I have sweet potatoes to skin, a pre cooked turkey to warm, have already made pear cobbler using the pears from my tree. The girls are making everything else. I get on the scales this morning and realize I’ve already gained ten pounds in anticipation. I sigh.
Coffee is brewing. I take a breath.
My cousin’s daughter is worse than thought. I’m very close to losing her, my cousin writes me. I know you and Bruce understand. We do, I write her back. I whisper a prayer. Do you believe in prayers. I pray, he answers. But do you believe the narrative changes—Once, he says. Only once. But once carries a certain weight.
I sip my coffee and worry over the world. I look out my window and watch the sun creating the morning. All this goes on, the poet whispers. At least for awhile, a billion years or so. Knowing the sun will rise tomorrow, and tomorrow, and tomorrow is enough for now. I pour my coffee.

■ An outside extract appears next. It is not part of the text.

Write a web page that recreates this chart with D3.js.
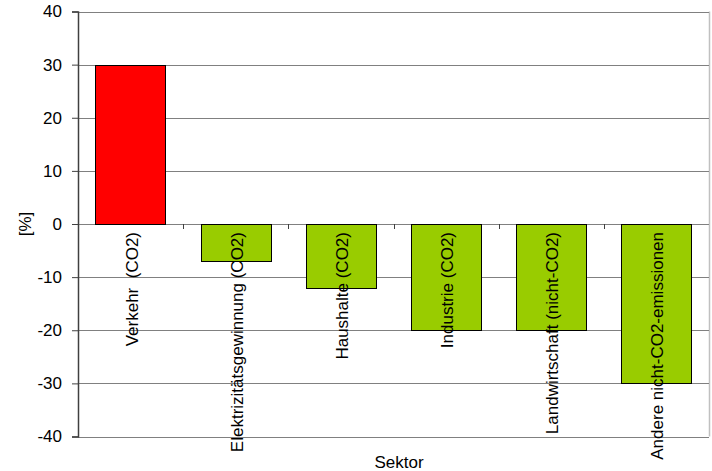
<!DOCTYPE html>
<html>
<head>
<meta charset="utf-8">
<script src="https://cdn.jsdelivr.net/npm/d3@7"></script>
<style>
  body { margin: 0; background: #fff; }
  svg { display: block; font-family: "Liberation Sans", Arial, sans-serif; }
</style>
</head>
<body>
<svg></svg>
<script>
// Größe
var width = 712;
var height = 471;
var svg = d3.select("svg").attr("width", width).attr("height", height);

// Daten
var sectors = ["Verkehr  (CO2)", "Elektrizitätsgewinnung (CO2)", "Haushalte (CO2)",
               "Industrie (CO2)", "Landwirtschaft (nicht-CO2)", "Andere nicht-CO2-emissionen"];
var changes = [30, -7, -12, -20, -20, -30];
var barColors = ["#ff0000", "#99cc00", "#99cc00", "#99cc00", "#99cc00", "#99cc00"];
var yTicks = [40, 30, 20, 10, 0, -10, -20, -30, -40];

// Plotbereich (nicht "top" nennen, window.top ist schreibgeschützt)
var plotLeft = 78, plotRight = 709, plotTop = 11.5, plotBottom = 436.5;

var x = d3.scaleBand().domain(sectors).range([plotLeft, plotRight]).paddingInner(0.33).paddingOuter(0.165);
var xBand = d3.scaleBand().domain(sectors).range([plotLeft, plotRight]);
var y = d3.scaleLinear().domain([-40, 40]).range([plotBottom, plotTop]);

// Rahmen rechts
svg.append("line")
    .attr("x1", plotRight + 0.5).attr("x2", plotRight + 0.5)
    .attr("y1", plotTop).attr("y2", plotBottom)
    .attr("stroke", "#c0c0c0").attr("stroke-width", 1.5);

// Gitterlinien
svg.append("g").selectAll("line")
    .data(yTicks)
    .enter().append("line")
    .attr("x1", plotLeft).attr("x2", plotRight)
    .attr("y1", d => Math.round(y(d)) + 0.5)
    .attr("y2", d => Math.round(y(d)) + 0.5)
    .attr("stroke", "#808080")
    .attr("stroke-width", 1.2);

// Balken
svg.append("g").selectAll("rect")
    .data(changes)
    .enter().append("rect")
    .attr("x", (d, i) => Math.round(x(sectors[i])) + 0.5)
    .attr("y", d => Math.round(y(Math.max(0, d))) + 0.5)
    .attr("width", Math.round(x.bandwidth()))
    .attr("height", d => Math.round(Math.abs(y(d) - y(0))))
    .attr("fill", (d, i) => barColors[i])
    .attr("stroke", "#000")
    .attr("stroke-width", 1);

// Y-Achse (Bindestrich statt Minuszeichen)
var yAxis = svg.append("g")
    .attr("transform", "translate(" + plotLeft + ",0)")
    .call(d3.axisLeft(y).tickValues(yTicks).tickSize(6).tickPadding(10).tickFormat(d => String(d)));
yAxis.select(".domain").attr("stroke", "#404040").attr("stroke-width", 1.5);
yAxis.selectAll(".tick line").attr("stroke", "#404040");
yAxis.selectAll("text").attr("font-size", "17px").attr("fill", "#000")
    .attr("font-family", "Liberation Sans, Arial, sans-serif");

// Kategorie-Ticks an der Nulllinie
svg.append("g").selectAll("line")
    .data(sectors.slice(1))
    .enter().append("line")
    .attr("x1", d => Math.round(xBand(d)) + 0.5)
    .attr("x2", d => Math.round(xBand(d)) + 0.5)
    .attr("y1", y(0)).attr("y2", y(0) + 5)
    .attr("stroke", "#404040");

// Kategorie-Beschriftungen (gedreht)
svg.append("g").selectAll("text")
    .data(sectors)
    .enter().append("text")
    .attr("transform", d => "translate(" + (xBand(d) + xBand.bandwidth() / 2 + 7) + "," + (y(0) + 8) + ") rotate(-90)")
    .attr("text-anchor", "end")
    .attr("font-size", "17px")
    .attr("fill", "#000")
    .style("white-space", "pre")
    .text(d => d);

// Achsentitel
svg.append("text")
    .attr("transform", "translate(31," + y(0) + ") rotate(-90)")
    .attr("text-anchor", "middle")
    .attr("font-size", "17px")
    .text("[%]");

svg.append("text")
    .attr("x", 399).attr("y", 468)
    .attr("text-anchor", "middle")
    .attr("font-size", "17px")
    .text("Sektor");
</script>
</body>
</html>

I look at a photograph on our dining room wall, the first thanksgiving family photograph we took thirty four years ago. Grandmother’s house was my mother’s house then. Two of my children were yet to be born—two of my nieces, but the rest of the clan was there. Since then we pose every thanksgiving, the cast of characters continually changing. Five in the original cast have died. The photographs are no longer about my mother’s family with my siblings, nieces, and nephews, but more about mine. Since the original picture I have gained two more daughters, three son-in-laws, another boyfriend who might become one, four grandchildren—the fat Buddha reminds me that all life is change. I float with it.
I sip my coffee. I want to tell you how much I love you, how I remember as much as I can—not to hold onto some kind of past, but just to dance in the music of it. Each moment a gift, even if my feet hurt.
Do you believe in God, the angel whispers in my ear. Yes, but I don’t know what that means. Still, I pray—sometimes not so softly or compliantly. Couldn’t you do any better than this, I have been known to complain—when ugly seems to have the upper hand in everything. When goons seem to have sway. When good people suffer and die. When I have to listen to preachers say we are all sinners who deserve hell. No we don’t, I yell. We don’t deserve hell. We were made to be who we are—
But then I take a breath and look at the sunrise. Listen to the birds. Sip my coffee. And realize I wouldn’t really change all this. I love this gift of breath. I love you. I am the happiest man alive, stealing the line from Miller.